FG Baden-Württemberg 15.7.2015, 1 K 772/15
Der Sachverhalt:
Die Klägerin schloss mit verschiedenen Krankenkassen einen Rahmenvertrag über die Durchführung und Vergütung von Krankenfahrten ab. Sie ist verpflichtet, Krankenfahrten zeit-, sach- und verkehrsgerecht zu disponieren und von den ihr angeschlossenen Taxi- bzw. Mietwagenunternehmen durchführen zu lassen.

Krankenfahrten dürfen nur von Personen mit gültiger Konzession nach dem Personenbeförderungsgesetz und mit Zulassung einer Krankenkasse oder eines Krankenkassenverbands durchgeführt werden. Die Klägerin besitzt keine Konzession. Daher hat sie mit verschiedenen Taxi- und Mietwagenunternehmen mit entsprechenden Zulassungen Kooperationsverträge über die Vergabe, Durchführung und Vergütung von Krankenfahrten abgeschlossen.

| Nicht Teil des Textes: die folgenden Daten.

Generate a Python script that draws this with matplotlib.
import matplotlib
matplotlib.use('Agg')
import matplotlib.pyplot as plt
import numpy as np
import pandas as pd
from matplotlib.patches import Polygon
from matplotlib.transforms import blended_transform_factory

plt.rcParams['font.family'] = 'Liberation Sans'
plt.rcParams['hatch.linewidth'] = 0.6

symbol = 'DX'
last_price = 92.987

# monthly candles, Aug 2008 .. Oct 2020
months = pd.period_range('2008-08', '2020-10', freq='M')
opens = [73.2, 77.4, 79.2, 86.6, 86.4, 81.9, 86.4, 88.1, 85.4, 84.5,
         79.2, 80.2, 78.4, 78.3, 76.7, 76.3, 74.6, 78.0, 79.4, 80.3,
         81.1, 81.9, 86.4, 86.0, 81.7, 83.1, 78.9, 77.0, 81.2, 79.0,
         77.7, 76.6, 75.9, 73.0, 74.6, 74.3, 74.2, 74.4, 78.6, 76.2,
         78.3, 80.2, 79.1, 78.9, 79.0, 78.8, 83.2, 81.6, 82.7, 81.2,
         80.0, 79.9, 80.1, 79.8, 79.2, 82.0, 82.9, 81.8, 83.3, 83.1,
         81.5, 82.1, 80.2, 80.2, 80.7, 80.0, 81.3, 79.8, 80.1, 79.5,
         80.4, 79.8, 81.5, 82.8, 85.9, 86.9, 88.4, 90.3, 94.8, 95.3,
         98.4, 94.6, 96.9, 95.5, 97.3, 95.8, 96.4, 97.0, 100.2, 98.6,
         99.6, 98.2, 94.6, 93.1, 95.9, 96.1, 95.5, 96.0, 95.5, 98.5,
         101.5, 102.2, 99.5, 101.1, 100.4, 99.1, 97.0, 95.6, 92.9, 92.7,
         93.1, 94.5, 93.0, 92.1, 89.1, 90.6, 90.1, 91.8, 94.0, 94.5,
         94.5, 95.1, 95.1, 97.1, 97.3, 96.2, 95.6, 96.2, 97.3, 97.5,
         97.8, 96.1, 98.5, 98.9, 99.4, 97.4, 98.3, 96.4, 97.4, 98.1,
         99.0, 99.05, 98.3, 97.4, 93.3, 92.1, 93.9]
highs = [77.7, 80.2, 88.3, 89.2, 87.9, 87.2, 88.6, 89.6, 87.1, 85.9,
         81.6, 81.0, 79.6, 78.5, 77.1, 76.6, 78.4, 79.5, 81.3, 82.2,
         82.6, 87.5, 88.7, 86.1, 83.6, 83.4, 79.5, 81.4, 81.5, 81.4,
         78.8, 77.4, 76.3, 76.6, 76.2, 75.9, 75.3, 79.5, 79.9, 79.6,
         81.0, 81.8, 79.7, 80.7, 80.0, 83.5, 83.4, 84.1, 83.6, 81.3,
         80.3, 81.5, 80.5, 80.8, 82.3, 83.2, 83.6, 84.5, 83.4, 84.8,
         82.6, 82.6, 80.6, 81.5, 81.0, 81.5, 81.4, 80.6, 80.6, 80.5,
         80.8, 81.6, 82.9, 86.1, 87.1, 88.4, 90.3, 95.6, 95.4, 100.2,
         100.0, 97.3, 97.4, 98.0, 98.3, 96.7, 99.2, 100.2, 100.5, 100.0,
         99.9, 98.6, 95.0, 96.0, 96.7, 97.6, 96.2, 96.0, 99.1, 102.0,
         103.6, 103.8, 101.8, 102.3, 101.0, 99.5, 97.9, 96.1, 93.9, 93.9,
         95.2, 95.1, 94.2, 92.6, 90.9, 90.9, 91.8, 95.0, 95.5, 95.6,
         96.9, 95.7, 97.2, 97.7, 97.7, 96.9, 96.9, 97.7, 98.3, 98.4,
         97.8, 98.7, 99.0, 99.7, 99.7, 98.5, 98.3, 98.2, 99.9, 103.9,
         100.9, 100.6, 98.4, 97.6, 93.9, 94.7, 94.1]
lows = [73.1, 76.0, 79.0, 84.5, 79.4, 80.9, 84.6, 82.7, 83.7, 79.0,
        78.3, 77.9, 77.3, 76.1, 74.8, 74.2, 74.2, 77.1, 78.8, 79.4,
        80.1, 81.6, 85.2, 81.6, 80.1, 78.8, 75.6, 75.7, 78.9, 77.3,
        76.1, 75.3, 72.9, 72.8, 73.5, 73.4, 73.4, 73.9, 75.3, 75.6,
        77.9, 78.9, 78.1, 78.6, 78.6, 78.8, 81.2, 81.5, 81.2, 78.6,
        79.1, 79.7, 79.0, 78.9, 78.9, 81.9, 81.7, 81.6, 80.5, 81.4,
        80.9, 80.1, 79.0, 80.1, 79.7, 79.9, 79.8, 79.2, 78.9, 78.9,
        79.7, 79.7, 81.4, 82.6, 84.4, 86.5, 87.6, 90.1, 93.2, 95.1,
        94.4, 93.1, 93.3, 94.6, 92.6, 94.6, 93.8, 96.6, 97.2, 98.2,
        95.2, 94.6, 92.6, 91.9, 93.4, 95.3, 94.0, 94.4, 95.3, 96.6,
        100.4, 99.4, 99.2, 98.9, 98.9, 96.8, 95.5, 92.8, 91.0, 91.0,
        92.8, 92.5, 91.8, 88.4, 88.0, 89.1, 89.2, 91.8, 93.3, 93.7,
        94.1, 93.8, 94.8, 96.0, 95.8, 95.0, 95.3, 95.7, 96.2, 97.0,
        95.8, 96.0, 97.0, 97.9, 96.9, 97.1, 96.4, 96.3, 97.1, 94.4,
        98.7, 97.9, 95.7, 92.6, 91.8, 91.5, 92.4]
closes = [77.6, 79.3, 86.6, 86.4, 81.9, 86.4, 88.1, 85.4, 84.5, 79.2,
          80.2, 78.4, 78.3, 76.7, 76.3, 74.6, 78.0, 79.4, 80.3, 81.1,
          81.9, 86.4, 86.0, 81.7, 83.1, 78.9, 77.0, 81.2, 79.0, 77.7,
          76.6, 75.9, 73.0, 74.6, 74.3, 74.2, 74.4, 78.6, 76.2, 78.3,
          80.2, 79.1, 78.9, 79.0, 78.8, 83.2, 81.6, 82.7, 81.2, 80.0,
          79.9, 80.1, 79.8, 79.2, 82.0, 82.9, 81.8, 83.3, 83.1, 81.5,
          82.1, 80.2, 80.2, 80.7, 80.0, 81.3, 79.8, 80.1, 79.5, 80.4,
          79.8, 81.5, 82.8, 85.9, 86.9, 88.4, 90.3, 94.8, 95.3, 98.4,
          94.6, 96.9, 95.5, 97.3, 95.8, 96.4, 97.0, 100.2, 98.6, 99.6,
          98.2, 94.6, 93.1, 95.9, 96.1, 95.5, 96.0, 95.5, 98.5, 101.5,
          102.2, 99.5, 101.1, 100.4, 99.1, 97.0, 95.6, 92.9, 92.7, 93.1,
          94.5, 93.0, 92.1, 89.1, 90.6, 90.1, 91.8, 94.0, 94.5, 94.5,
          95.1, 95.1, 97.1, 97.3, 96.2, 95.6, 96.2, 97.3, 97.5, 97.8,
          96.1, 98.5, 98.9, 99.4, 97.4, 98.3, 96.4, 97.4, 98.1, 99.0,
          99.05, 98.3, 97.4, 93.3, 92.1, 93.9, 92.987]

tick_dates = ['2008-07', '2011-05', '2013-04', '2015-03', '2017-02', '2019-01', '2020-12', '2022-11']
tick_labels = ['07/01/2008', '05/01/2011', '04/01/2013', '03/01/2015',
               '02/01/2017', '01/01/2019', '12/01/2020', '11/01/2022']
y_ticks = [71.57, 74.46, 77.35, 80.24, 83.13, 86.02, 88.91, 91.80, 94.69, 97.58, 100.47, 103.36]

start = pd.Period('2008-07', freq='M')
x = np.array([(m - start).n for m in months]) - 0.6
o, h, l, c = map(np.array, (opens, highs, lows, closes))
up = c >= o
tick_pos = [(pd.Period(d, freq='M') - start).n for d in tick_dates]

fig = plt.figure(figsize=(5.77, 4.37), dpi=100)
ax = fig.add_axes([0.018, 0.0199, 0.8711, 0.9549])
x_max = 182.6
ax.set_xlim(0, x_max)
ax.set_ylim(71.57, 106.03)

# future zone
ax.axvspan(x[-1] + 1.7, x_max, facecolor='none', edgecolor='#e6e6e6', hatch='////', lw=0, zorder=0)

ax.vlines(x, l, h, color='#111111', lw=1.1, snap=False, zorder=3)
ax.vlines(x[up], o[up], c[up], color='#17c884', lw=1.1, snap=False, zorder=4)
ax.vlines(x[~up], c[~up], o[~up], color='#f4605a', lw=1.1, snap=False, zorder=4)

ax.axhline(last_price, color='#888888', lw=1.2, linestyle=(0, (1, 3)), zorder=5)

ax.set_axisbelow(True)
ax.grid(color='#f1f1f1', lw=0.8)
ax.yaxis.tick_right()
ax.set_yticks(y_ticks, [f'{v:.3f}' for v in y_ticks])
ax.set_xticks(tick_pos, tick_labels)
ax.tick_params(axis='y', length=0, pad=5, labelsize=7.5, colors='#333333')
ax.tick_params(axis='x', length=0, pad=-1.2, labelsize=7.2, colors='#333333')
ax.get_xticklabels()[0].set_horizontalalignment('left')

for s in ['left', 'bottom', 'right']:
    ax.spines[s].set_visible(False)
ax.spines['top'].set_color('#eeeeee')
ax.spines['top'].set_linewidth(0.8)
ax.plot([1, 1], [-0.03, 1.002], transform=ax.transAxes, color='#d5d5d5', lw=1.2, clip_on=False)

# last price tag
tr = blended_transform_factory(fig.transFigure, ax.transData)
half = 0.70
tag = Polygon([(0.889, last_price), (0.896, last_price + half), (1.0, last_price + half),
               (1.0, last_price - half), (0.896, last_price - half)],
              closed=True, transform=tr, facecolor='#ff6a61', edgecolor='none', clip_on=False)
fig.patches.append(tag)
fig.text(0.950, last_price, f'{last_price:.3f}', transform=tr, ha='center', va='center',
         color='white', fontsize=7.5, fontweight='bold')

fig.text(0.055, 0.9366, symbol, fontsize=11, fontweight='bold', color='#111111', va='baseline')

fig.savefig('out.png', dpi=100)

Die Klägerin rechnete mit den Krankenkassen ab und wies in ihren Rechnungen für mit Taxen durchgeführte Krankenfahrten den ermäßigten Mehrwertsteuersatz aus. Das Finanzamt wich von den Steueranmeldungen der Klägerin ab. Seiner Ansicht nach seien nur die Beförderungsleistungen des Konzessionsinhabers an die Klägerin ermäßigt zu besteuern. Für Leistungen der Klägerin an die jeweilige Krankenkasse komme der Regelsteuersatz zur Anwendung.

Das FG gab der hiergegen gerichteten Klage statt. Die Revision zum BFH wurde wegen grundsätzlicher Bedeutung der Rechtssache zugelassen.

Die Gründe:
Die von der Klägerin mit Taxen gegenüber den Krankenkassen erbrachten Leistungen unterliegen als einheitliche Beförderungsleistung dem ermäßigten Steuersatz nach § 12 Abs. 2 Nr. 10 Buchst. b UStG.

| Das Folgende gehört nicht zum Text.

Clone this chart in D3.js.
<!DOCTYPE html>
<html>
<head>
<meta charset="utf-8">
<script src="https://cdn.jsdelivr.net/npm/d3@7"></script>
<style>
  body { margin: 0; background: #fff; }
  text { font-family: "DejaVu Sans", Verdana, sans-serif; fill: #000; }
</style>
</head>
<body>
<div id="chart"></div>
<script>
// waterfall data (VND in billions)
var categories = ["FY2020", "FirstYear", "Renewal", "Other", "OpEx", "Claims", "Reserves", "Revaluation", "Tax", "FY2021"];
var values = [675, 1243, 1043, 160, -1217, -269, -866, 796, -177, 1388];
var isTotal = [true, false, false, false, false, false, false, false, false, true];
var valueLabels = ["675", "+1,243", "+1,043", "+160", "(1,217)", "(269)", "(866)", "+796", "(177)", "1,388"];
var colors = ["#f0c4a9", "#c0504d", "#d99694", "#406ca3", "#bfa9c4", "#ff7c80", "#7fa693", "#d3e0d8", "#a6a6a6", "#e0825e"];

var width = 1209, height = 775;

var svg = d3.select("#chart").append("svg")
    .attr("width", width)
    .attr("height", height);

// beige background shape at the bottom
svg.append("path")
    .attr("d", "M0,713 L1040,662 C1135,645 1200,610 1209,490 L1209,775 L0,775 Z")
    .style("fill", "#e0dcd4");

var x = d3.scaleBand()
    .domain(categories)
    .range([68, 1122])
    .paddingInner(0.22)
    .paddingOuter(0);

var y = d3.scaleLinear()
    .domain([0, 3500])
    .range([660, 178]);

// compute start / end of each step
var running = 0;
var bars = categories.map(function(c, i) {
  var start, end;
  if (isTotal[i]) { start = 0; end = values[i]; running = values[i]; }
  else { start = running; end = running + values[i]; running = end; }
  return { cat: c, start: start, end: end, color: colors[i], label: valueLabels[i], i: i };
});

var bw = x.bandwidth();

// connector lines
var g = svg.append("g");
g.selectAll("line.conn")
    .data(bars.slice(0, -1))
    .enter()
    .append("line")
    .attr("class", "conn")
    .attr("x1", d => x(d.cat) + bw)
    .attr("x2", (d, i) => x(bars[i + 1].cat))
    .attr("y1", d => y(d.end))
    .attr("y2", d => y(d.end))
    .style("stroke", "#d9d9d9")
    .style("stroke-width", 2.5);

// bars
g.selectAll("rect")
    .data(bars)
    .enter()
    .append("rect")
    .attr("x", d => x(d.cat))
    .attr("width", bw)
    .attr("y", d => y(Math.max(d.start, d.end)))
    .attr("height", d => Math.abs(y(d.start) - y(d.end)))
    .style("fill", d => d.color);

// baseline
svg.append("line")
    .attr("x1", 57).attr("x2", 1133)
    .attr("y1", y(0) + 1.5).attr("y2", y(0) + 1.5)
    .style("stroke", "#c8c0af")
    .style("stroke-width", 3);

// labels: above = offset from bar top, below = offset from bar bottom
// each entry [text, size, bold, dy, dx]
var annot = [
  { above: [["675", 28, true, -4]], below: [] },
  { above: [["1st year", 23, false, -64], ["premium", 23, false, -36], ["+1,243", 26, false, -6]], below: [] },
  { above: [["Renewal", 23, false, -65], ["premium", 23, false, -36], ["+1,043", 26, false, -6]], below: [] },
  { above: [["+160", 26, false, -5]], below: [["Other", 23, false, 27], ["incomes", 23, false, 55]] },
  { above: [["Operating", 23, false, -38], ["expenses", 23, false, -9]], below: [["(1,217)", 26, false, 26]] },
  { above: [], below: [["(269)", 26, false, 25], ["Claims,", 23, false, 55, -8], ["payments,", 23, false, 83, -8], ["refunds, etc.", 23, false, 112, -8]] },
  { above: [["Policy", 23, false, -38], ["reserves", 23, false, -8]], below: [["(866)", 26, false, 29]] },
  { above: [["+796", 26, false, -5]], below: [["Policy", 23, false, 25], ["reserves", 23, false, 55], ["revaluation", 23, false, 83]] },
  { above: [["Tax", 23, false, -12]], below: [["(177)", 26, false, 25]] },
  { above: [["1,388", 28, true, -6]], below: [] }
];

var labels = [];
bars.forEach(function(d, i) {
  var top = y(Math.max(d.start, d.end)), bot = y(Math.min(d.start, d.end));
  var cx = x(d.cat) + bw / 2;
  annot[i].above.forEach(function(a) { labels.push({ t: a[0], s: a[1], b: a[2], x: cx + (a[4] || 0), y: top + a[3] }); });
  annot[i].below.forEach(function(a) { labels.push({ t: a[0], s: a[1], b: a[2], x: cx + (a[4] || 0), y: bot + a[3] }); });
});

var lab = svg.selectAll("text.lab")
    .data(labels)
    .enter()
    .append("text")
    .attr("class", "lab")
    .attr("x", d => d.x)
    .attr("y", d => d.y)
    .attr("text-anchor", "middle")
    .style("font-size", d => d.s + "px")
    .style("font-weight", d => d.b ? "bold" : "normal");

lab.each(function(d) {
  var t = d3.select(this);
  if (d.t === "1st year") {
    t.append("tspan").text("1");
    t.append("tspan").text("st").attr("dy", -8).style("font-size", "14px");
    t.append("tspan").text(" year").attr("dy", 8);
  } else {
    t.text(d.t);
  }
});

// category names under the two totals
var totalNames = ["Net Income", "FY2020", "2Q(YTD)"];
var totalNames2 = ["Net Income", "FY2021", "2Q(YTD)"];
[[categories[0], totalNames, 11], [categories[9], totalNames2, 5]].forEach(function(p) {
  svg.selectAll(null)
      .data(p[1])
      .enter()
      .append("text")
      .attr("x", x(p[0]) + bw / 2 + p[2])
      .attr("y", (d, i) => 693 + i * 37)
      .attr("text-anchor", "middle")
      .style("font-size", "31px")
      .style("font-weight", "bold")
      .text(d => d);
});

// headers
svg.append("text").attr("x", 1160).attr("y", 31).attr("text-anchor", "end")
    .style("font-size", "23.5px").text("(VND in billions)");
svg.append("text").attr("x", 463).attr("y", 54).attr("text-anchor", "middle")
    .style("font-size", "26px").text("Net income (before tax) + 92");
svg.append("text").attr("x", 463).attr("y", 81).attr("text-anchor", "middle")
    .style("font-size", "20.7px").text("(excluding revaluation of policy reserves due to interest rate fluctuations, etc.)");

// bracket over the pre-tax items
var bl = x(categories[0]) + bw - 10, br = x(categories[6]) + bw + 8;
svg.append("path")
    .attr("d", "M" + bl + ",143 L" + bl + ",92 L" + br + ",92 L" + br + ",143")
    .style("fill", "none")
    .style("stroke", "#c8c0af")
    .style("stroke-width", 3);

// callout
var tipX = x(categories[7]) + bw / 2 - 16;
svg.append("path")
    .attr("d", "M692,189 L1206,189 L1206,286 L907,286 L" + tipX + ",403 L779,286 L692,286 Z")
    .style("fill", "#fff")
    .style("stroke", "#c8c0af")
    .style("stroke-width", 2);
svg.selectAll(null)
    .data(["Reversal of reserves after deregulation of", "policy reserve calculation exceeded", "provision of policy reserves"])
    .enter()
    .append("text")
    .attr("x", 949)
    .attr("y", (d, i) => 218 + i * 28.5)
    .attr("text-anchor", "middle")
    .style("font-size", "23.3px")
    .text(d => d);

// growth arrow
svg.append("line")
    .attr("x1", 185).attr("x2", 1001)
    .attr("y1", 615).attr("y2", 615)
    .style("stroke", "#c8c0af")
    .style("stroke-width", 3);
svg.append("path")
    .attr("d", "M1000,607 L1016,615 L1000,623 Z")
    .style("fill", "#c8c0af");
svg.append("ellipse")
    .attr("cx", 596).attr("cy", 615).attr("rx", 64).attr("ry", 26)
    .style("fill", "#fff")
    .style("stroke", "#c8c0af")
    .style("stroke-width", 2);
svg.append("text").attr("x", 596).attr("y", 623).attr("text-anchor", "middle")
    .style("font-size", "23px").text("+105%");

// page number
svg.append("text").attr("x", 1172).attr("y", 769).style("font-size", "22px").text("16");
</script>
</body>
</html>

Dass die Klägerin ihre Beförderungspflichten nicht selbst erfüllt, sondern sich hierfür anderer Taxi- und Mietwagenunternehmen als Subunternehmer bedient, ist vertraglich ausdrücklich vorgesehen und ändert nichts an der umsatzsteuerlichen Leistungsbeziehung zwischen der Klägerin und den Krankenkassen. Die Steuerermäßigung des § 12 Abs. 2 Nr. 10 UStG scheitert demnach nicht daran, dass die Klägerin selbst keine eigenen Fahrzeuge für die Personenbeförderung mit Taxen und keine hierfür notwendige Genehmigung besaß.

Der Wortlaut des § 12 Abs. 2 Nr. 10 UStG enthält keinen Hinweis auf die Notwendigkeit eines personenbezogenen Merkmals dahin, dass nur der Taxiunternehmer selbst in den Genuss der Steuervergünstigung kommen soll. Der Gesetzgeber knüpft die Steuerermäßigung für die Personenbeförderung an zwei Voraussetzungen: die Beförderungsart (Taxenverkehr) und die Beförderungsstrecke (Nahverkehr oder Beförderungsstrecke von nicht mehr als 50 km). Beide sind objektiv an die Leistung und nicht an den Leistungserbringer anknüpfende Merkmale, die im Streitfall erfüllt sind.

Es kommt hingegen nicht darauf an, ob die Klägerin oder der von ihr eingeschaltete Subunternehmer eine Konzession besitzt. Aufgrund des allgemeinen Verbrauchsteuercharakters der Umsatzsteuer werden Steuervergünstigungen grundsätzlich nur im Interesse der Letztverbraucher gewährt. Bei der Auslegung ist daher in erster Linie dem Gedanken Rechnung zu tragen, dass die Preise für den Personennahverkehr durch den ermäßigten Steuersatz verbilligt werden sollen. Aus der Sicht des Letztverbrauchers spielt es keine Rolle, ob die von ihm in Anspruch genommene Beförderungsleistung eines Taxiunternehmers auf einem Direktauftrag beruht oder der Auftrag weiter vermittelt wurde.